What’s happening in Wellbeing – and what to do about it
As consumers lose their certainty about the volatile world around them, they’re focusing on those things they can control. Distrustful of big banks? There’s a FinTech app for that. Want to avoid the threat of redundancy? Join the rising tide of entrepreneurs.
Wellbeing epitomises the trend: consumers taking back responsibility for their health. As a result sales in the sector are skyrocketing. The Global Wellness Institute believes the industry is now worth over $4.2 trillion: up 13% in the last two years and 5% of all global economic output. Behavioural futurist Will Higham looks at new Wellbeing trends that offer opportunities across industries.
Get Woke to Sleep
Consumers – and employers – are waking up to the importance of sleep health. Pinterest searches for ‘Sleep Optimisation’ rose 116% last year. Sleep books have become best sellers. Every month brings new remedies: smart mattresses, headbands and goggles to herb-based drinks like golden milk or moon milk. There’s increasing interest too in the restorative power of sleep, as repair work to ward off chronic ailments. It’s part of a broader trend for recovery and self care: cherishing rather than pushing our bodies.
One commonly suggested sleep cure is the reduction of HEV: the blue light emitted by personal technology. With more studies suggesting links between mobiles and cancer, might it become the new UV? If so, there’ll be opportunities for anti-HEV beauty and health products. This is part of a growing consumer desire to fight the toxic effects of the ‘modern world’. The next battleground is the home. Concern that cleaning products are weakening our immune systems will drive sales of microbiome-friendly home cleaners. Environmental concerns will grow demand for indoor air quality monitors.

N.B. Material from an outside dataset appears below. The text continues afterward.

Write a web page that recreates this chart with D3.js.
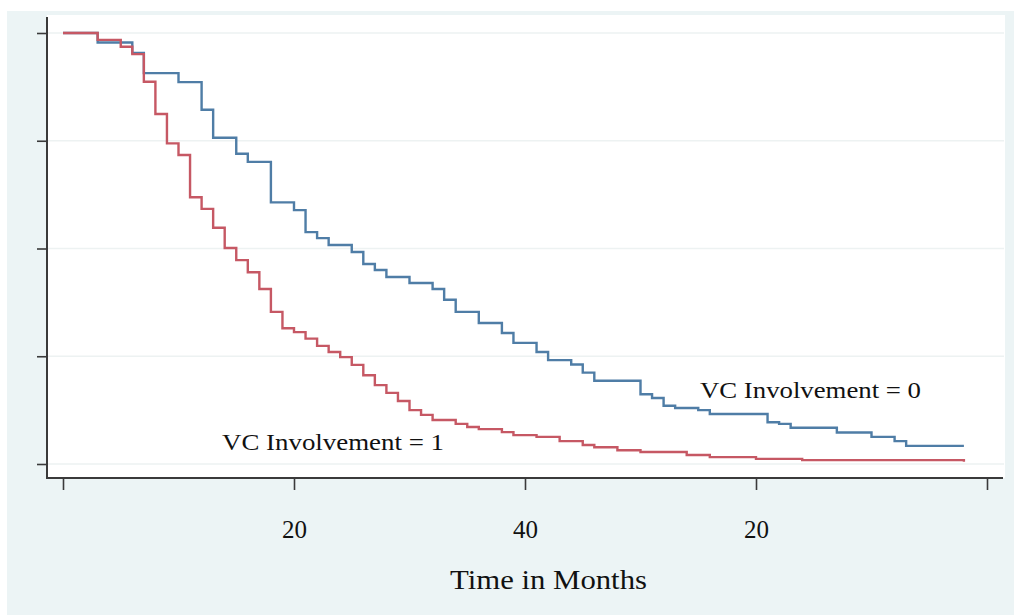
<!DOCTYPE html>
<html>
<head>
<meta charset="utf-8">
<script src="https://cdn.jsdelivr.net/npm/d3@7"></script>
<style>
  html, body { margin: 0; padding: 0; background: #ffffff; }
  svg { display: block; }
  text { font-family: "Liberation Serif", "Times New Roman", serif; fill: #111; }
</style>
</head>
<body>
<svg id="chart" width="1014" height="615"></svg>
<script>
// ── Data (Kaplan-Meier steps) ──
const vc0Times = [3, 6, 7, 10, 12, 13, 15, 16, 18, 20, 21, 22, 23, 25, 26, 27, 28, 30, 32, 33, 34, 36, 38, 39, 41, 42, 44, 45, 46, 50, 51, 52, 53, 55, 56, 61, 62, 63, 67, 70, 72, 73];
const vc0Surv  = [0.978, 0.954, 0.907, 0.886, 0.822, 0.757, 0.720, 0.701, 0.607, 0.589, 0.538, 0.524, 0.508, 0.492, 0.464, 0.450, 0.434, 0.420, 0.406, 0.381, 0.353, 0.327, 0.304, 0.281, 0.260, 0.241, 0.231, 0.212, 0.193, 0.162, 0.153, 0.135, 0.130, 0.125, 0.116, 0.097, 0.093, 0.084, 0.073, 0.063, 0.053, 0.042];
const vc1Times = [3, 5, 6, 7, 8, 9, 10, 11, 12, 13, 14, 15, 16, 17, 18, 19, 20, 21, 22, 23, 24, 25, 26, 27, 28, 29, 30, 31, 32, 34, 35, 36, 38, 39, 41, 43, 45, 46, 48, 50, 54, 56, 60, 64, 78];
const vc1Surv  = [0.984, 0.968, 0.951, 0.887, 0.812, 0.744, 0.717, 0.619, 0.592, 0.548, 0.501, 0.473, 0.445, 0.406, 0.353, 0.315, 0.306, 0.291, 0.274, 0.260, 0.248, 0.230, 0.206, 0.183, 0.165, 0.146, 0.125, 0.114, 0.102, 0.093, 0.086, 0.081, 0.074, 0.067, 0.063, 0.053, 0.044, 0.039, 0.032, 0.028, 0.021, 0.016, 0.012, 0.009, 0.005];
const lastTime = 78;

const xTickValues = [0, 20, 40, 60, 80];
const xTickLabels = ['', '20', '40', '20', ''];
const yTickValues = [0, 0.25, 0.5, 0.75, 1];

const seriesLabels = ['VC Involvement = 0', 'VC Involvement = 1'];
const axisTitle = 'Time in Months';

// ── Layout ──
const svg = d3.select('#chart');
const bg = '#ecf4f5';
const blue = '#4f7da6', red = '#c65864';

svg.append('rect').attr('x', 0).attr('y', 0).attr('width', 1014).attr('height', 615).attr('fill', '#ffffff');
svg.append('rect').attr('x', 7).attr('y', 11).attr('width', 1007).attr('height', 604).attr('fill', bg);
svg.append('rect').attr('x', 47).attr('y', 15).attr('width', 958).attr('height', 463).attr('fill', '#ffffff');

const x = d3.scaleLinear().domain([0, 80]).range([63, 987]);
const y = d3.scaleLinear().domain([0, 1]).range([464, 33]);

// Grid lines
svg.append('g').selectAll('line').data(yTickValues).join('line')
  .attr('x1', 48).attr('x2', 1004)
  .attr('y1', d => y(d)).attr('y2', d => y(d))
  .attr('stroke', '#edf2f2').attr('stroke-width', 1.5);

// Axes
const yAxis = svg.append('g').attr('transform', 'translate(47,0)')
  .call(d3.axisLeft(y).tickValues(yTickValues).tickFormat('').tickSize(10).tickSizeOuter(0));
yAxis.select('.domain').attr('d', 'M0,17V478').attr('stroke', '#3a3a3a').attr('stroke-width', 2);
yAxis.selectAll('.tick line').attr('stroke', '#3a3a3a').attr('stroke-width', 1.6);

const xAxis = svg.append('g').attr('transform', 'translate(0,478)')
  .call(d3.axisBottom(x).tickValues(xTickValues).tickFormat((d, i) => xTickLabels[i]).tickSize(12).tickSizeOuter(0));
xAxis.select('.domain').attr('d', 'M46,0H1003').attr('stroke', '#3a3a3a').attr('stroke-width', 2);
xAxis.selectAll('.tick line').attr('stroke', '#3a3a3a').attr('stroke-width', 1.6);
xAxis.selectAll('.tick text')
  .attr('y', 60).attr('dy', null)
  .attr('font-family', '"Liberation Serif", serif').attr('font-size', 25).attr('fill', '#111');

// Curves
function steps(times, surv) {
  const pts = [[0, 1]];
  times.forEach((t, i) => pts.push([t, surv[i]]));
  pts.push([lastTime, surv[surv.length - 1]]);
  return pts;
}
const line = d3.line().x(d => x(d[0])).y(d => y(d[1])).curve(d3.curveStepAfter);

svg.append('path').datum(steps(vc0Times, vc0Surv))
  .attr('d', line).attr('fill', 'none').attr('stroke', blue).attr('stroke-width', 2.4);
svg.append('path').datum(steps(vc1Times, vc1Surv))
  .attr('d', line).attr('fill', 'none').attr('stroke', red).attr('stroke-width', 2.4);

// Labels
svg.append('text').attr('x', 700).attr('y', 398).attr('font-size', 24)
  .attr('textLength', 221).attr('lengthAdjust', 'spacingAndGlyphs').text(seriesLabels[0]);
svg.append('text').attr('x', 222).attr('y', 450).attr('font-size', 24)
  .attr('textLength', 222).attr('lengthAdjust', 'spacingAndGlyphs').text(seriesLabels[1]);

svg.append('text').attr('x', 450).attr('y', 589).attr('font-size', 27)
  .attr('textLength', 197).attr('lengthAdjust', 'spacingAndGlyphs').text(axisTitle);
</script>
</body>
</html>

Our homes offer another health opportunity. Busy Britons are looking for ways to get healthy without leaving the house. Sales of home testing kits for everything from cholesterol to STIs are up. High-end home fitness product sales too are climbing. Peloton’s had such success with its indoor cycles, it launched a treadmill last year retailing at $4,000. Or how about a $1,500 interactive mirror that streams live fitness classes and personalises advice to your needs? The market’s growing for cheaper alternatives too. Pinterest searches for resistance band workouts were up 2000% last year.
Health To Go
We can’t stay home forever though. Spend on business travel is increasing, despite the rise of video conferencing. Travellers and employers alike are seeking ways to ensure healthy performance on arrival. Virtual assistants like 30 Seconds to Fly’s Claire, and expense-logging apps, can make jet setting jollier. Big data is helping hotel chains deliver hyper-personalised services: a hotel bed in Tokyo pre-adjusted to the angles you preferred in Chicago, to biometric bathroom tiles that report on guests’ health. Alternatives to the hotel bar are growing too: from wellness-focused co-working spaces like New York’s The Assemblage to WeWork’s new business gym Rise.
Disillusioned with fad regimes, more consumers are looking back to a ‘wiser’ age more ‘in tune’ with nature and physicality. There’s been a 269% increase in food products using the word “ancient” in the last five years. Ancient grains are gaining ground as a solution to gluten intolerance. Searches for crystal healing are up 40% in the last four years. And brands like Aveda and Elemis are offering gemstone-infused skincare products.
Recent fitness has focused on speed and intensity, and anti-stress workouts like GymBox’s Anger Management will help keep it popular. But we’re seeing a reaction. Less High Intensity Interval Training (HIIT), more Low Intensity Steady State (LISS). Not a brief push to breaking point but a long period of low level exertion. This mellower style mirrors an interest in evening over morning workouts: potentially more effective and, cross-trend alert, they help you sleep better. Asics’ new running track in London takes a similarly mindful approach. Spotlights on each runner but otherwise pitch black, with no technology, music, scenery or finish line.
Superfoods like blueberries and other antioxidants are so last year. Tomorrow’s about hero brain-foods. Step forward the Avengers of food: the adaptogens. Some improve sleep (Ashwagandha) while others fight stress (astragalus) or combat aging (maca). Among them is marijuana-based CBD oil. Newly legal in the UK, it should hit the mainstream this year. It’ll power functional beverages designed, perhaps counter-intuitively, to improve focus.
Community and competition are growing health drivers. Fitness First has seen attendance up 40-50% on Friday nights. Right Path Fitness just launched a Date-ercise class. Community runs have seen record growth. Many are comparing times on Social: with local friends, or globally via tracker-based competitions like Reebok’s Crossfit Games. With smarter health trackers, how long before we compare BMI or blood pressure? Peer to peer health advice too is growing, with medical students allegedly the next big health influencers. Is fitness the new communal leisure? It could be. According to Mintel, just 12% of Britons visited a nightclub or bar in the last month, but 21% visited a gym.